Now I can lay down the gaffer’s tape over the paper tape and cables. Chose a 2-inch black, of course, to hide the blue and make it not so noticeable during the show. Before you lay down long strips of the black gaff, place short strips across the cables (leaving slack at the ends) first. This not only makes it easier to place down long horizontal strips, but this is also commonly done to avoid messy clean-up. If you only place horizontal long strips on the cables, imagine pulling up the cable during wrap-up and the tape getting wrapped around the cable, stuck to itself. It SUCKS to try to pull off. So this is a very necessary step especially for taping down just one cable (see below).



Now tape away with your long horizontal strips of black gaff! Not that important, but I just placed one long strip to cover the first half of cables, and then another long strip for the other half, and then did a couple more to cover the blue edges. See the end results below!
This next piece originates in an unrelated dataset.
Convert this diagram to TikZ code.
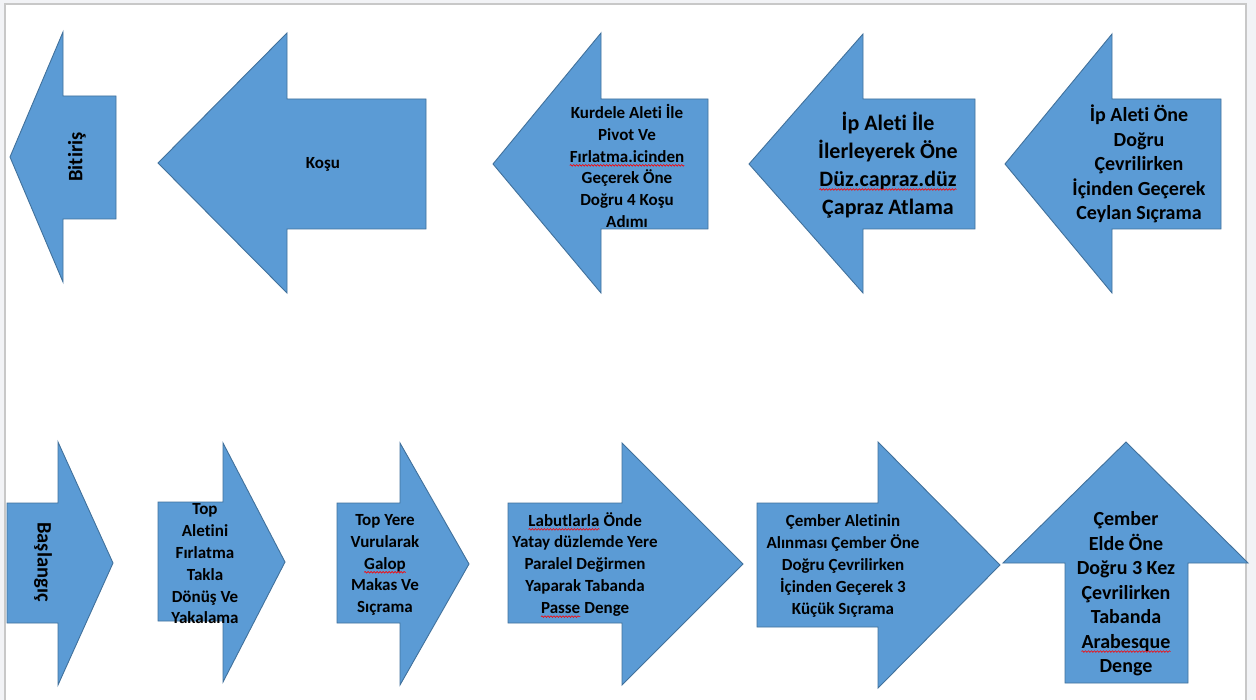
\documentclass[tikz,border=0pt]{standalone}
\usepackage{fontspec}
\setmainfont{Carlito}[Ligatures=NoCommon]
\usetikzlibrary{decorations.pathmorphing}
\definecolor{arrfill}{HTML}{5B9BD5}
\definecolor{arrline}{HTML}{41719C}
\definecolor{pageline}{HTML}{C8C8C8}
\definecolor{outside}{HTML}{F2F3F6}
\newcommand\sq[1]{\tikz[baseline=(w.base),x=1cm,y=1cm]{\node[inner sep=0pt,outer sep=0pt] (w) {#1};\draw[red,line width=0.6pt,decorate,decoration={snake,amplitude=0.8pt,segment length=3pt}] ([yshift=-3.2pt]w.base west) -- ([yshift=-3.2pt]w.base east);}}
\tikzset{
  arrowshape/.style={fill=arrfill,draw=arrline,line width=0.9pt,line join=miter},
  lblS/.style={align=center,inner sep=0pt,font=\bfseries\fontsize{17}{21.8}\selectfont},
  lblM/.style={align=center,inner sep=0pt,font=\bfseries\fontsize{20}{24.5}\selectfont},
  lblL/.style={align=center,inner sep=0pt,font=\bfseries\fontsize{22}{27.8}\selectfont},
  lblR/.style={align=center,inner sep=0pt,font=\bfseries\fontsize{20.5}{24}\selectfont},
}
\begin{document}
\begin{tikzpicture}[x=1pt,y=-1pt]
\useasboundingbox (0,0) rectangle (1256,700);
\fill[outside] (0,0) rectangle (1256,700);
\fill[white] (5,4) rectangle (1246,700);
\draw[pageline,line width=1.5pt] (5,700) -- (5,4) -- (1246,4) -- (1246,700);

% top row (left-pointing arrows)
\draw[arrowshape] (10,157) -- (63,32) -- (63,96) -- (116,96) -- (116,219) -- (63,219) -- (63,282) -- cycle;
\draw[arrowshape] (158,163) -- (287,33) -- (287,99) -- (426,99) -- (426,229) -- (287,229) -- (287,293) -- cycle;
\draw[arrowshape] (493,164) -- (601,33) -- (601,99) -- (708,99) -- (708,229) -- (601,229) -- (601,293) -- cycle;
\draw[arrowshape] (749,164) -- (863,34) -- (863,99) -- (975,99) -- (975,229) -- (863,229) -- (863,293) -- cycle;
\draw[arrowshape] (1005,164) -- (1112,34) -- (1112,99) -- (1221,99) -- (1221,229) -- (1112,229) -- (1112,293) -- cycle;

% bottom row (right-pointing arrows)
\draw[arrowshape] (7,503) -- (58,503) -- (58,442) -- (113,563) -- (58,685) -- (58,623) -- (7,623) -- cycle;
\draw[arrowshape] (158,502) -- (223,502) -- (223,443) -- (285,562) -- (223,682) -- (223,621) -- (158,621) -- cycle;
\draw[arrowshape] (337,503) -- (400,503) -- (400,443) -- (469,564) -- (400,685) -- (400,623) -- (337,623) -- cycle;
\draw[arrowshape] (508,503) -- (622,503) -- (622,443) -- (743,564) -- (622,685) -- (622,623) -- (508,623) -- cycle;
\draw[arrowshape] (757,503) -- (878,503) -- (878,442) -- (1000,565) -- (878,688) -- (878,627) -- (757,627) -- cycle;
\draw[arrowshape] (1126,442) -- (1248,563) -- (1188,563) -- (1188,683) -- (1065,683) -- (1065,563) -- (1003,563) -- cycle;

% labels
\node[lblR,rotate=90] (bitiris) at (77,157) {Bitiriş};
\node[lblS] (kosu) at (323,164) {Koşu};
\node[lblS] (kurdele) at (627,166) {Kurdele Aleti İle\\Pivot Ve\\\sq{Fırlatma.icinden}\\Geçerek Öne\\Doğru 4 Koşu\\Adımı};
\node[lblL] (ip1) at (888,165) {İp Aleti İle\\İlerleyerek Öne\\\sq{Düz.capraz.düz}\\Çapraz Atlama};
\node[lblM] (ip2) at (1139,164) {İp Aleti Öne\\Doğru\\Çevrilirken\\İçinden Geçerek\\Ceylan Sıçrama};

\node[lblR,rotate=-90] (baslangic) at (43,562) {Başlangıç};
\node[lblS] (top1) at (205,564) {Top\\Aletini\\Fırlatma\\Takla\\Dönüş Ve\\Yakalama};
\node[lblS] (top2) at (385,565) {Top Yere\\Vurularak\\\sq{Galop}\\Makas Ve\\Sıçrama};
\node[lblS] (labut) at (585,565) {\sq{Labutlarla} Önde\\Yatay düzlemde Yere\\Paralel Değirmen\\Yaparak Tabanda\\\sq{Passe} Denge};
\node[lblS] (cember1) at (843,566) {Çember Aletinin\\Alınması Çember Öne\\Doğru Çevrilirken\\İçinden Geçerek 3\\Küçük Sıçrama};
\node[lblM] (cember2) at (1126,594) {Çember\\Elde Öne\\Doğru 3 Kez\\Çevrilirken\\Tabanda\\\sq{Arabesque}\\Denge};
\end{tikzpicture}
\end{document}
Cables safely taped down on hard floors


Cords are now safe and act as a divider between the stage and crowd
Cords are now safe and act as a divider between the “stage” and crowd



You would treat this the same as with doing multiple cords. One useful thing I’ve learned is to make an X with two short strips for a single cord, and then place the long horizontal strip over. Remember that ugly annoying thing I mentioned that happens when you have a long horizontal strip get stuck to itself around a cord? Making X’s will help avoid that and easier to clean up.





Now just tape down as usual!










Check out a couple more pics from our setup! The show will take place end of this week, so I will be sure to post up more pics and share some video from our awesome DIY house show!


You dont have to be a big signed touring band to have a lighting tech! Lights are hooked to household dimmers that someone will be dimming/switching on and off to synch lights with the music.

You don't have to be a big signed touring band to have a lighting tech! Lights are hooked to household dimmers that someone will be dimming/switching on and off to synch lights with the music.

Velcro is your best friend (along with gaff tape, rope, and clamps). If other things won't work, velcro can help rig or attach something, like this lamp to a small light stand. With a little screwing of a bolt to keep the lamp angle in place and some tight velcro wrapping, the lamp is now steady and ready.